How much is one human being worth? If we could somehow break down the chemical composition of a human body we would get enough iron for a nail; enough sugar to fill a sugar bowl; enough fat for seven bars of soap (that may vary from person to person), enough phosphorous for 2,200 match heads, enough potassium to shoot a toy cannon, all mixed in with a little lime, a little magnesium and a little sulfur so that even in today's market a human body is valued at about $3.50.
But what gave the prodigal and his brother their value is that they belonged to someone. They had a father. If I hear that there are 5,000 runaways every day in America that will not cause me to blink an eye. But if I hear that my child is one of them, there is nothing that I will not do to see that they are found.[3]
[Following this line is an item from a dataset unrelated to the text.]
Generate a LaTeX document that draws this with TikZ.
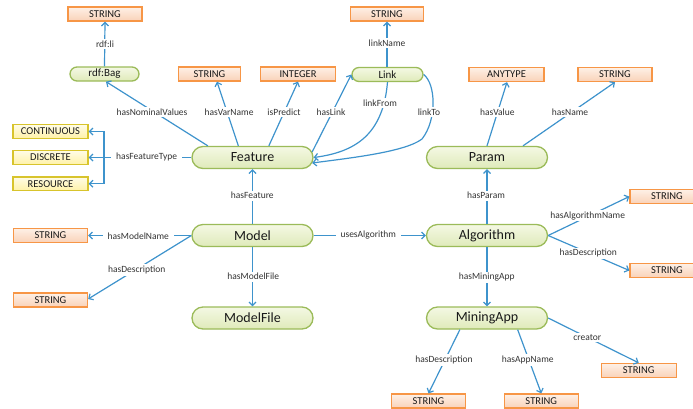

A prodigal son? Two sons? What is each person worth? My friend who was afraid to come to church? A member of a church angry at God or the pastor because the church has spent money or time or precious resources reaching out to a not so clean, not so perfect, not just right person who happens in off the street? What are these worth?
They are worth Christ on the Cross. They are worth Jesus sacrificing himself to express his love, his concern and his caring for each person his father created.
“This fellow welcomes sinners and eats with them,” said the Pharisees and scribes jealously. He not only ate with them, he also gave his life for their salvation, for their resurrection, for their lives. During Lent we too have opportunities to repent of our anger, our resentments, our jealousies. During Lent and always we too have opportunities to repent of how we may have squandered the inheritance so lovingly accumulated for us by our father in heaven. During Lent and always, we too can sit with our Christ who loves us and wants to heal us and feed us and nurture us back to health and wholeness.
Also during Lent and beyond we have opportunities to invite sinners like ourselves to a table to eat with us. We too have opportunities to forgive our sinful brother, who has squandered what God has given but has returned to seek our loving father. We too have opportunities to repent of our sin and all that separates us from our father’s love and alienates our grieving and lost brothers and sisters from ourselves and perhaps from our God.
I pray that we too, might repent, might return home and find the banquet table of our loving savior God and sit with him, be nurtured by him and transformed by his love.
Amen
[1] “Who Resented The Prodigals Return?” Staff, www.eSermons.com march 2004 , from “eSermons.com illustrations@ministersmail.com: Sermon for March 21, 2004” e-mail to Ara Heghinian, March 16, 2004
[2] F.B.Craddock. Luke: Interpretation - a bible commentary for teaching and preaching. 285. John Knox Press: Louisville, KY. 1990.